__Required task__. Begin with the line holding "Clone this chart in matplotlib.", end with the line holding "water_100 = [4.25, 1.01, 2.54, 5.07]", and repeat every line in between exactly, without pictures.

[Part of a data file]

-.-.-

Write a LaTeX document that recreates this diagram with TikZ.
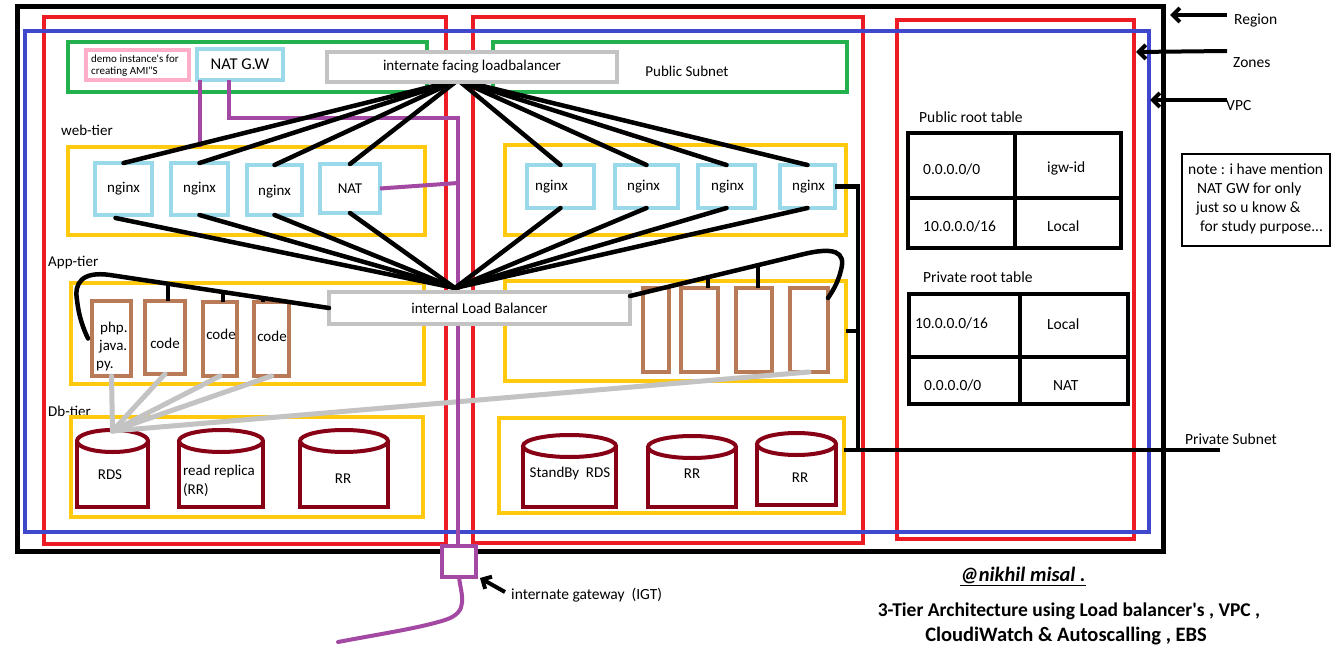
\documentclass[tikz,border=0pt]{standalone}
\usepackage{fontspec}
\setmainfont{Carlito}[Ligatures=TeXOff]
\usetikzlibrary{arrows.meta,calc}
\definecolor{zred}{HTML}{ED1C24}
\definecolor{vblue}{HTML}{3F48CC}
\definecolor{sgreen}{HTML}{22B14C}
\definecolor{tyellow}{HTML}{FFC90E}
\definecolor{lblue}{HTML}{99D9EA}
\definecolor{brownb}{HTML}{B97A57}
\definecolor{lgray}{HTML}{C3C3C3}
\definecolor{purp}{HTML}{A349A4}
\definecolor{dred}{HTML}{880015}
\definecolor{pinkb}{HTML}{FFAEC9}
\newcommand\fs[1]{\fontsize{#1}{#1}\selectfont}
\newcommand\Bx[8][]{\node[#2, minimum width={(#5-#3)*1pt}, minimum height={(#6-#4)*1pt}, inner sep=0pt, outer sep=0pt, #1] (#7) at ({(#3+#5)/2},{(#4+#6)/2}) {#8};}
\newcommand\Cyl[5]{%
  \draw[db] ({(#2+#3)/2},{#4+11}) ellipse [x radius={(#3-#2)/2}, y radius=11];
  \draw[db] (#2,{#4+11}) -- (#2,#5) -- (#3,#5) -- (#3,{#4+11});
  \coordinate (#1) at ({(#2+#3)/2},{#4+1});}
\tikzset{
  reg/.style={draw=black, line width=5pt},
  zone/.style={draw=zred, line width=4pt},
  vpc/.style={draw=vblue, line width=4pt},
  pub/.style={draw=sgreen, line width=4pt},
  tier/.style={draw=tyellow, line width=4pt},
  inst/.style={draw=lblue, line width=4.5pt, fill=white, font=\fs{15}},
  appbox/.style={draw=brownb, line width=4pt, fill=white},
  pinkst/.style={draw=pinkb, line width=3.5pt},
  lbbox/.style={draw=lgray, line width=4.5pt, fill=white, font=\fs{15}},
  conn/.style={draw=black, line width=4.5pt, line cap=round},
  gconn/.style={draw=lgray, line width=5pt, line cap=round},
  pconn/.style={draw=purp, line width=4pt},
  db/.style={draw=dred, line width=4pt},
  tbl/.style={draw=black, line width=4.5pt},
  notebox/.style={draw=black, line width=1.2pt},
  txt/.style={font=\fs{15}, inner sep=0pt},
  ltxt/.style={txt, anchor=west},
  ttxt/.style={font=\fs{15.5}, inner sep=0pt, anchor=west},
  arr/.style={draw=black, line width=4pt, -{Straight Barb[length=7pt,width=14pt]}},
}
\begin{document}
\begin{tikzpicture}[x=1pt,y=-1pt]
\useasboundingbox[fill=white] (0,0) rectangle (1332,647);
% containers
\Bx{reg}{17}{7}{1163}{551}{region}{}
\Bx{zone}{44}{17}{446}{544}{zoneA}{}
\Bx{zone}{473}{17}{863}{543}{zoneB}{}
\Bx{zone}{897}{20}{1134}{539}{zoneC}{}
\Bx{vpc}{25}{31}{1149}{532}{vpc}{}
% public subnets
\Bx{pub}{68}{42}{427}{92}{pubA}{}
\Bx{pub}{493}{42}{847}{92}{pubB}{}
\node[txt] (pubtxt) at (687,71) {Public Subnet};
\Bx{pinkst}{86}{50}{189}{80}{demo}{}
\node[ltxt, font=\fs{11}] (demo1) at (91,59) {demo instance's for};
\node[ltxt, font=\fs{11}] (demo2) at (91,72) {creating AMI"S};
\Bx[font=\fs{16.5}]{inst}{197}{49}{283}{80}{natgw}{NAT G.W}
% tier labels
\node[ltxt] (webl) at (61,130) {web-tier};
\node[ltxt] (appl) at (48,263) {App-tier};
\node[ltxt] (dbl) at (48,411) {Db-tier};
% tier boxes
\Bx{tier}{68}{147}{425}{235}{webL}{}
\Bx{tier}{505}{145}{846}{235}{webR}{}
\Bx{tier}{71}{283}{424}{384}{appL}{}
\Bx{tier}{505}{281}{846}{381}{appR}{}
\Bx{tier}{71}{417}{423}{517}{dbL}{}
\Bx{tier}{499}{418}{844}{513}{dbR}{}
% web instances
\Bx{inst}{95}{163}{152}{215}{ng1}{nginx}
\Bx{inst}{171}{163}{228}{215}{ng2}{nginx}
\Bx[text depth=0pt]{inst}{247}{165}{302}{215}{ng3}{nginx}
\Bx{inst}{320}{164}{380}{213}{nat}{NAT}
\Bx{inst}{527}{165}{594}{208}{ng5}{\hspace*{-18pt}nginx}
\Bx{inst}{615}{165}{678}{208}{ng6}{\hspace*{-6pt}nginx}
\Bx{inst}{698}{165}{755}{208}{ng7}{\hspace*{2pt}nginx}
\Bx{inst}{780}{165}{835}{208}{ng8}{\hspace*{2pt}nginx}
% app instances
\Bx{appbox}{92}{301}{131}{376}{ap1}{}
\node[ltxt] (php) at (100,328) {php.};
\node[ltxt] (java) at (99,347) {java.};
\node[ltxt] (py) at (96,366) {py.};
\Bx{appbox}{145}{301}{185}{374}{ap2}{}
\node[txt] (code2) at (165,343) {code};
\Bx{appbox}{203}{302}{237}{376}{ap3}{}
\node[txt] (code3) at (221,334) {code};
\Bx{appbox}{254}{302}{289}{376}{ap4}{}
\node[txt] (code4) at (272,336) {code};
\Bx{appbox}{643}{288}{669}{372}{ra1}{}
\Bx{appbox}{681}{288}{718}{372}{ra2}{}
\Bx{appbox}{736}{288}{772}{372}{ra3}{}
\Bx{appbox}{790}{288}{828}{372}{ra4}{}
% databases
\Cyl{rdstop}{77}{148}{430}{507}
\Cyl{rr1top}{179}{263}{430}{507}
\Cyl{rr2top}{300}{388}{430}{507}
\Cyl{sbtop}{523}{616}{435}{507}
\Cyl{rr3top}{648}{736}{436}{507}
\Cyl{rr4top}{757}{836}{433}{505}
\node[txt] (rdst) at (110,475) {RDS};
\node[ltxt] (rr1a) at (183,471) {read replica};
\node[ltxt] (rr1b) at (183,490) {(RR)};
\node[txt] (rr2t) at (343,479) {RR};
\node[txt] (sbt) at (570,473) {StandBy\ \ RDS};
\node[txt] (rr3t) at (692,474) {RR};
\node[txt] (rr4t) at (800,478) {RR};
% gray connectors
\foreach \n in {ap1,ap2,ap3,ap4,ra4} \draw[gconn] (\n.south) -- (rdstop);
% purple connectors
\Bx[fill=white]{pconn}{442}{546}{476}{577}{igw}{}
\coordinate (np1) at ($(natgw.south west)+(3,0)$);
\coordinate (np2) at ($(natgw.south west)+(32,0)$);
\coordinate (pt1) at (458,118);
\coordinate (pj) at (458,183);
\coordinate (inet) at (338,642);
\draw[pconn] (np1) -- (np1 |- webL.north);
\draw[pconn] (np2) |- (pt1) -- (pt1 |- igw.north);
\draw[pconn] (nat.east) -- (pj);
\draw[pconn, line cap=round] (igw.south) .. controls (461,595) and (470,612) .. (445,620) .. controls (420,628) and (380,634) .. (inet);
% black connectors from load balancers
\coordinate (elbc) at (458,80);
\coordinate (ilbc) at (455,288);
\foreach \n in {ng1,ng2,ng3,nat,ng5,ng6,ng7,ng8} \draw[conn] (elbc) -- (\n.north);
\draw[conn] ($(ng1.south)+(-8,3)$) -- (ilbc);
\foreach \n in {ng2,ng3,nat,ng5,ng6,ng7,ng8} \draw[conn] (\n.south) -- (ilbc);
% app tier links
\Bx{lbbox}{329}{292}{630}{324}{ilb}{internal Load Balancer}
\coordinate (lc) at (110,275);
\coordinate (lend) at ($(ap1.west)+(-4,0)$);
\draw[conn] (ilb.west) -- (lc) .. controls (82,271) and (74,283) .. (77,300) .. controls (79,318) and (84,330) .. (lend);
\coordinate (s1) at ($(ilb.west)!0.735!(lc)$);
\coordinate (s2) at ($(ilb.west)!0.484!(lc)$);
\coordinate (s3) at ($(ilb.west)!0.301!(lc)$);
\draw[conn, line cap=butt] (s1) -- (s1 |- ap2.north);
\draw[conn, line cap=butt] (s2) -- (s2 |- ap3.north);
\draw[conn, line cap=butt] (s3) -- (s3 |- ap4.north);
\coordinate (rstart) at ($(ilb.north east)+(0,4)$);
\coordinate (rc) at (800,255);
\coordinate (rend) at ($(ra4.north east)+(0,10)$);
\draw[conn] (rstart) -- (rc) .. controls (835,246) and (846,252) .. (841,270) .. controls (838,283) and (832,292) .. (rend);
\coordinate (r1) at ($(rstart)!0.459!(rc)$);
\coordinate (r2) at ($(rstart)!0.753!(rc)$);
\draw[conn, line cap=butt] (r1) -- (r1 |- ra2.north);
\draw[conn, line cap=butt] (r2) -- (r2 |- ra3.north);
% right bus
\coordinate (busT) at (858,183);
\coordinate (busB) at (858,450);
\coordinate (psEnd) at (1220,450);
\draw[conn, line cap=butt] (ng8.east) -- (ng8.east -| busT) -- (busB);
\draw[conn, line cap=butt] (appR.east) -- (appR.east -| busT);
\draw[conn, line cap=butt] (dbR.east |- psEnd) -- (psEnd);
\node[ltxt, font=\fs{15.5}] (privsub) at (1185,439) {Private Subnet};
% external load balancer
\Bx{lbbox}{327}{52}{617}{82}{elb}{internate facing loadbalancer}
% right side labels
\coordinate (regT) at (1227,15); \coordinate (regH) at (1170,15);
\coordinate (zonT) at (1227,51); \coordinate (zonH) at (1136,52);
\coordinate (vpcT) at (1227,100); \coordinate (vpcH) at (1150,100);
\draw[arr] (regT) -- (regH);
\draw[arr] (zonT) -- (zonH);
\draw[arr] (vpcT) -- (vpcH);
\node[ltxt, font=\fs{15.5}] (regl) at (1234,21) {Region};
\node[ltxt, font=\fs{15.5}] (zonl) at (1233,63) {Zones};
\node[ltxt, font=\fs{15.5}] (vpcl) at (1226,106) {VPC};
% route tables
\node[ttxt] (pubrt) at (919,117) {Public root table};
\Bx{tbl}{908}{133}{1121}{248}{pubT}{}
\draw[tbl] (1015,133) -- (1015,248);
\draw[tbl] (908,198) -- (1121,198);
\node[ttxt] (p11) at (923,169) {0.0.0.0/0};
\node[ttxt] (p12) at (1047,168) {igw-id};
\node[ttxt] (p21) at (923,226) {10.0.0.0/16};
\node[ttxt] (p22) at (1047,226) {Local};
\node[ttxt] (privrt) at (923,277) {Private root table};
\Bx{tbl}{909}{294}{1128}{404}{privT}{}
\draw[tbl] (1020,294) -- (1020,404);
\draw[tbl] (909,357) -- (1128,357);
\node[ttxt] (q11) at (915,323) {10.0.0.0/16};
\node[ttxt] (q12) at (1047,324) {Local};
\node[ttxt] (q21) at (924,385) {0.0.0.0/0};
\node[ttxt] (q22) at (1053,386) {NAT};
% note
\Bx{notebox}{1182}{154}{1330}{246}{note}{}
\node[ttxt] (n1) at (1188,169) {note : i have mention};
\node[ttxt] (n2) at (1197,189) {NAT GW for only};
\node[ttxt] (n3) at (1196,208) {just so u know \&};
\node[ttxt] (n4) at (1200,227) {for study purpose...};
% internet gateway label
\coordinate (igtT) at (505,592);
\coordinate (igtH) at ($(igw.south east)+(4,1)$);
\draw[arr] (igtT) -- (igtH);
\node[ltxt, font=\fs{15.5}] (igtl) at (511,595) {internate gateway\ \ (IGT)};
% credits
\node[txt, font=\fs{20.5}\bfseries\itshape] (auth) at (1023,576) {\underline{@nikhil misal .}};
\node[txt, font=\fs{19.5}\bfseries] (title1) at (1069,611) {3-Tier Architecture using Load balancer's , VPC ,};
\node[txt, font=\fs{20.5}\bfseries] (title2) at (1066,636) {CloudiWatch \& Autoscalling , EBS};
\end{tikzpicture}
\end{document}
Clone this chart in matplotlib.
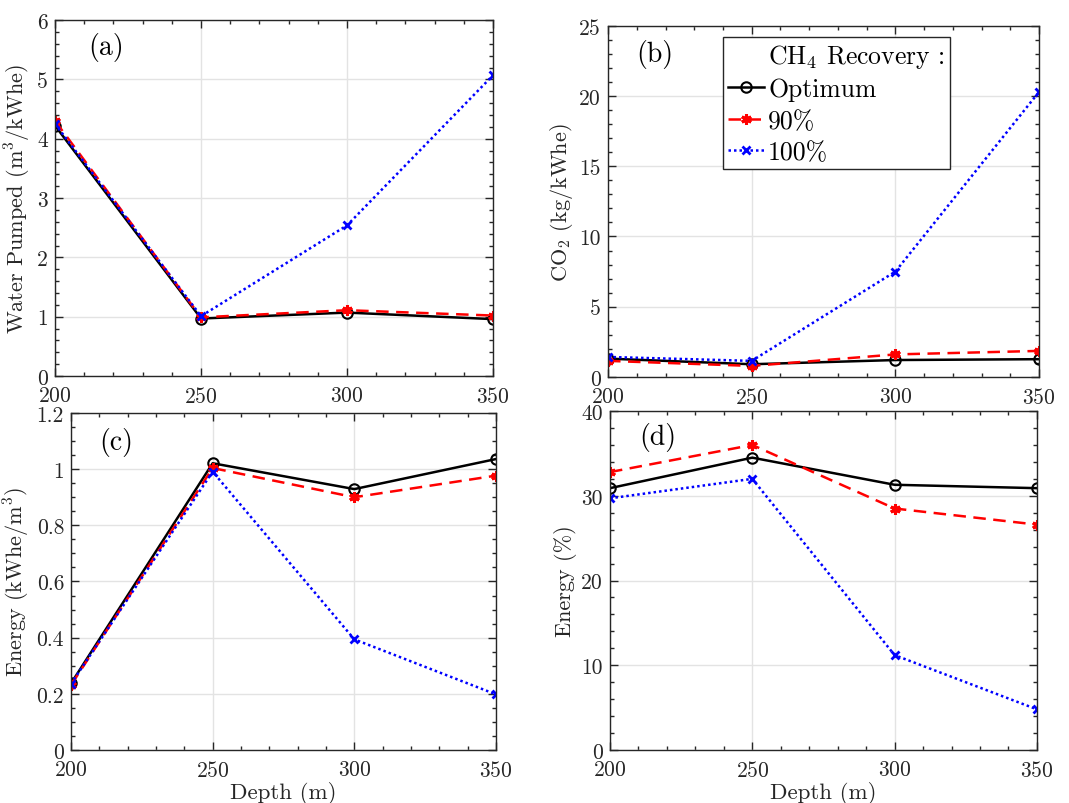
import numpy as np
import matplotlib
matplotlib.use("Agg")
import matplotlib.pyplot as plt
from matplotlib.lines import Line2D
from matplotlib.ticker import MultipleLocator, FuncFormatter

plt.rcParams['font.family'] = 'serif'
plt.rcParams['font.serif'] = ['cmr10']
plt.rcParams['mathtext.fontset'] = 'cm'
plt.rcParams['axes.formatter.use_mathtext'] = True
plt.rcParams['axes.unicode_minus'] = False

# Depth of the wells (m)
depth = [200, 250, 300, 350]

# Water pumped (m3/kWhe)
water_opt = [4.22, 0.97, 1.07, 0.96]
water_90 = [4.30, 0.99, 1.11, 1.02]
water_100 = [4.25, 1.01, 2.54, 5.07]

# CO2 emitted (kg/kWhe)
co2_opt = [1.30, 0.90, 1.20, 1.26]
co2_90 = [1.14, 0.78, 1.60, 1.85]
co2_100 = [1.42, 1.14, 7.50, 20.3]

# Energy per volume (kWhe/m3)
epv_opt = [0.237, 1.021, 0.929, 1.036]
epv_90 = [0.231, 1.004, 0.900, 0.977]
epv_100 = [0.235, 0.991, 0.394, 0.198]

# Energy share (%)
eff_opt = [30.9, 34.5, 31.3, 30.9]
eff_90 = [32.8, 36.0, 28.5, 26.6]
eff_100 = [29.7, 32.0, 11.2, 4.8]

labels = ['Optimum', '90%', '100%']
axc = '#262626'

styles = [
    dict(color='black', ls='-', marker='o', mfc='none', ms=7.5, mew=1.5, lw=1.8),
    dict(color='red', ls=(0, (5, 3)), marker=(6, 2, 0), ms=7.5, mew=2.2, lw=1.8),
    dict(color='blue', ls=(0, (1, 1.2)), marker='x', ms=6, mew=2, lw=1.8),
]

fig = plt.figure(figsize=(10.69, 8.04), dpi=100)
ax_a = fig.add_axes([0.0515, 0.531, 0.4097, 0.4428])
ax_b = fig.add_axes([0.5688, 0.530, 0.4032, 0.4366])
ax_c = fig.add_axes([0.0664, 0.0659, 0.3976, 0.4192])
ax_d = fig.add_axes([0.5706, 0.0659, 0.3994, 0.4216])

panels = [
    (ax_a, [water_opt, water_90, water_100], (0, 6), 1, 0.2,
     r'Water Pumped (m$^3$/kWhe)', '(a)', (0.075, 0.927)),
    (ax_b, [co2_opt, co2_90, co2_100], (0, 25), 5, 1,
     r'CO$_2$ (kg/kWhe)', '(b)', (0.065, 0.92)),
    (ax_c, [epv_opt, epv_90, epv_100], (0, 1.2), 0.2, 0.05,
     r'Energy (kWhe/m$^3$)', '(c)', (0.066, 0.914)),
    (ax_d, [eff_opt, eff_90, eff_100], (0, 40), 10, 2,
     r'Energy (%)', '(d)', (0.068, 0.926)),
]

for ax, series, ylim, major, minor, ylabel, tag, tagpos in panels:
    for vals, st in zip(series, styles):
        ax.plot(depth, vals, **st)
    ax.set_xlim(200, 350)
    ax.set_ylim(*ylim)
    ax.xaxis.set_major_locator(MultipleLocator(50))
    ax.xaxis.set_minor_locator(MultipleLocator(10))
    ax.yaxis.set_major_locator(MultipleLocator(major))
    ax.yaxis.set_minor_locator(MultipleLocator(minor))
    ax.yaxis.set_major_formatter(FuncFormatter(lambda v, p: f'{v:g}'))
    ax.grid(True, which='major', color='#e3e3e3', lw=1)
    ax.set_axisbelow(True)
    ax.tick_params(which='both', direction='in', top=True, right=True,
                   colors=axc, labelsize=15.5)
    ax.tick_params(axis='x', pad=7)
    ax.tick_params(axis='y', pad=5)
    ax.tick_params(which='major', length=6, width=1)
    ax.tick_params(which='minor', length=3, width=1)
    for s in ax.spines.values():
        s.set_color(axc)
        s.set_linewidth(1)
    ax.set_ylabel(ylabel, fontsize=16, color=axc, labelpad=3)
    ax.text(tagpos[0], tagpos[1], tag, transform=ax.transAxes,
            ha='left', va='center', fontsize=20, color='black')

ax_c.set_xlabel('Depth (m)', fontsize=16.5, color=axc, labelpad=1)
ax_d.set_xlabel('Depth (m)', fontsize=16.5, color=axc, labelpad=1)

# legend with a heading row that has no line
handles = [Line2D([], [], color='none')] + ax_b.get_lines()
leg = ax_b.legend(handles, [r'CH$_4$ Recovery :'] + labels,
                  loc='upper left', bbox_to_anchor=(0.267, 0.969),
                  fontsize=18.5, frameon=True, fancybox=False, framealpha=1,
                  edgecolor=axc, handlelength=1.4, handletextpad=0.15,
                  borderpad=0.2, labelspacing=0.3, borderaxespad=0)
leg.get_frame().set_linewidth(1)

fig.savefig('out.png', dpi=100)
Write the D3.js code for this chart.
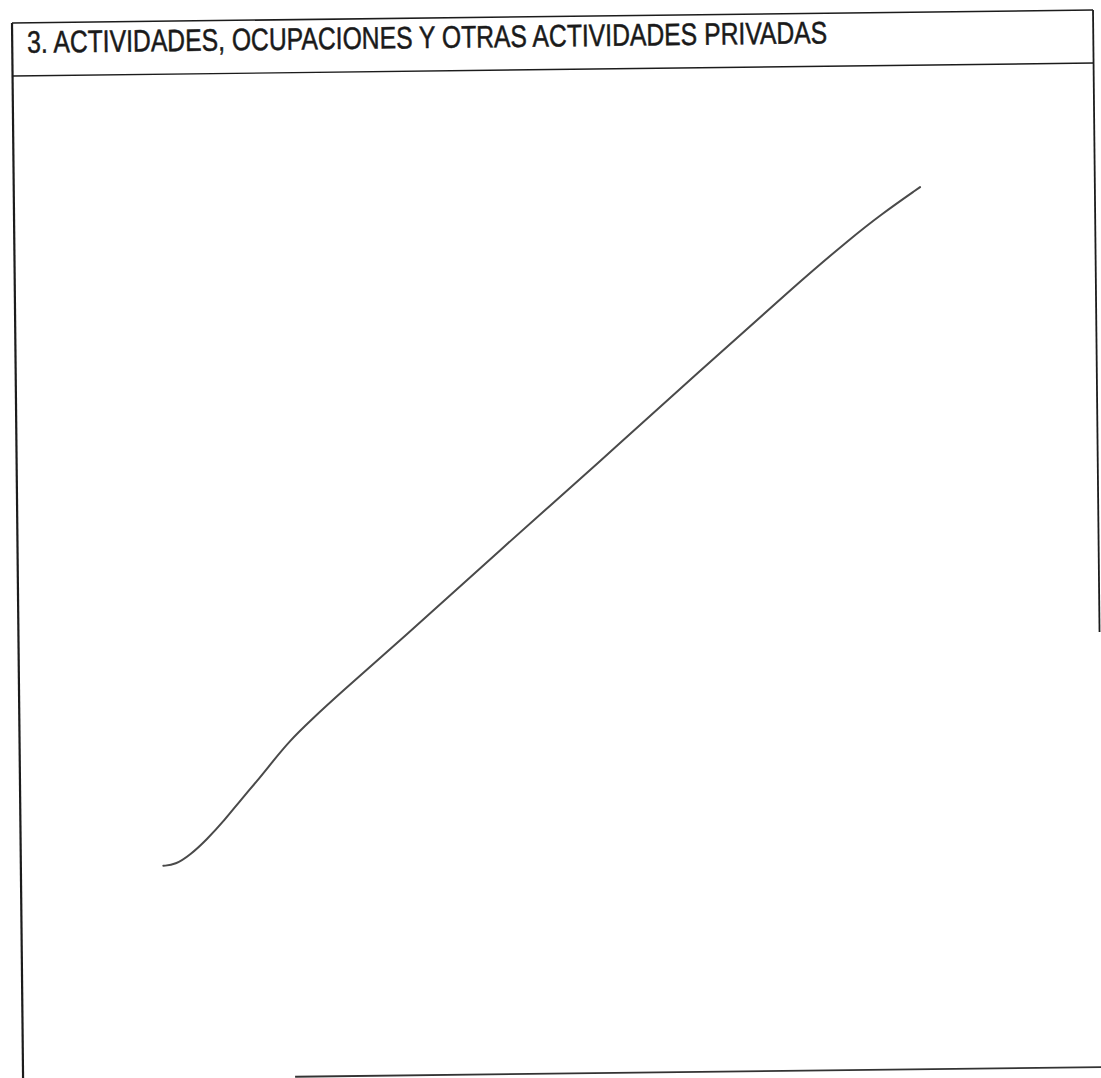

-.-.-

__Answer below__.
Clone this chart in matplotlib.
import numpy as np
import matplotlib
matplotlib.use("Agg")
import matplotlib.pyplot as plt
from matplotlib.lines import Line2D
from matplotlib.ticker import MultipleLocator, FuncFormatter

plt.rcParams['font.family'] = 'serif'
plt.rcParams['font.serif'] = ['cmr10']
plt.rcParams['mathtext.fontset'] = 'cm'
plt.rcParams['axes.formatter.use_mathtext'] = True
plt.rcParams['axes.unicode_minus'] = False

# Depth of the wells (m)
depth = [200, 250, 300, 350]

# Water pumped (m3/kWhe)
water_opt = [4.22, 0.97, 1.07, 0.96]
water_90 = [4.30, 0.99, 1.11, 1.02]
water_100 = [4.25, 1.01, 2.54, 5.07]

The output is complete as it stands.